The hard lobby by the mining companies gained success when Act No.41 of 1999 was amended, two years ago, to allow mining companies to operate open pit mining inside the protected forests. There are 13 companies which have this right, most of them giant multinationals, like Freeport from the US, Rio Tinto from the UK, INCO from Canada, and Newcrest from Australia.

In order to mine inside the protected forests the companies must search for another forest area in exchange for the protected forest area that they destroy. But finding this area is quite difficult. They demanded an easier and cheaper way. And their demand is answered by the government with this PP.

Mining's Destructive Power

Instead of caring about the protest of the victims who suffer from mining activities, the leader of this country gives more and more facilities to the miners. The victims have to face the impacts of mining's destructive power, which is irreversible, in their daily lives.

In East Kalimantan, the fate of the victims of Kelian Mine which is owned by Rio Tinto is still uncertain while horizontal conflicts also arise during and after the company's operation. The people of Dayak Paser had to move from their villages because the Kideco Jaya Agung coal mine took over their land. The same situation happened to people of dayak Siang-Murung-Bakumpai in Central Kalimantan, where Aurora Gold extracted gold from their land.
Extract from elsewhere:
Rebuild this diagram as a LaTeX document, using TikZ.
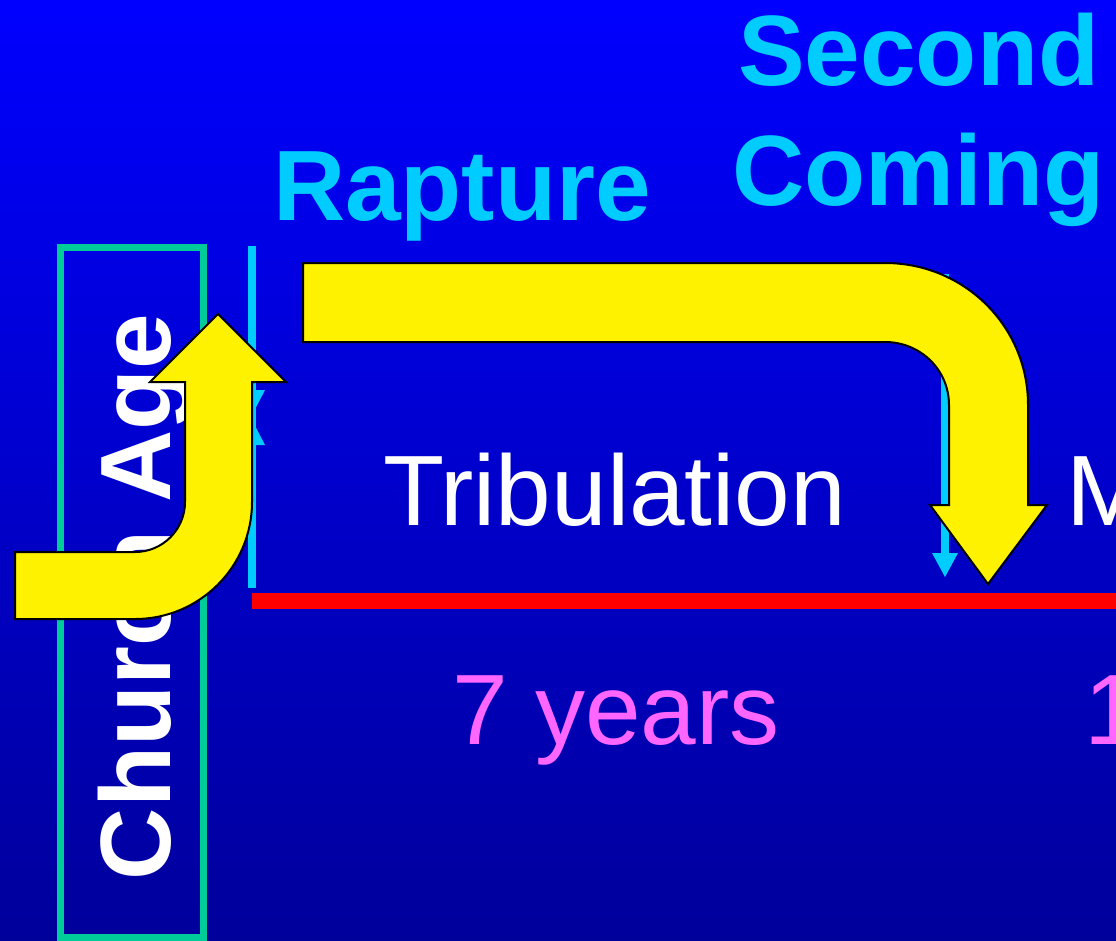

These cases have never been used as a reflection on how to create more just natural resources management in the future.

The other legacies of mining operations are hundreds of meters-width holes and pits that are just left behind without maintenance. Examples include holes in what used to be Ertzberg mountain caused by Freeport; those in the Toguraci forests, caused by Newcrest in North Maluku; in Serujan caused by Aurora Gold, and hundreds of other coal mining holes in South Kalimantan, along with thousands of tin mining holes in Bangka and Belitung islands.

If the government stubbornly keeps the PP, the Indonesian forest situation will become worse and the government will put millions of people and the environment in great danger.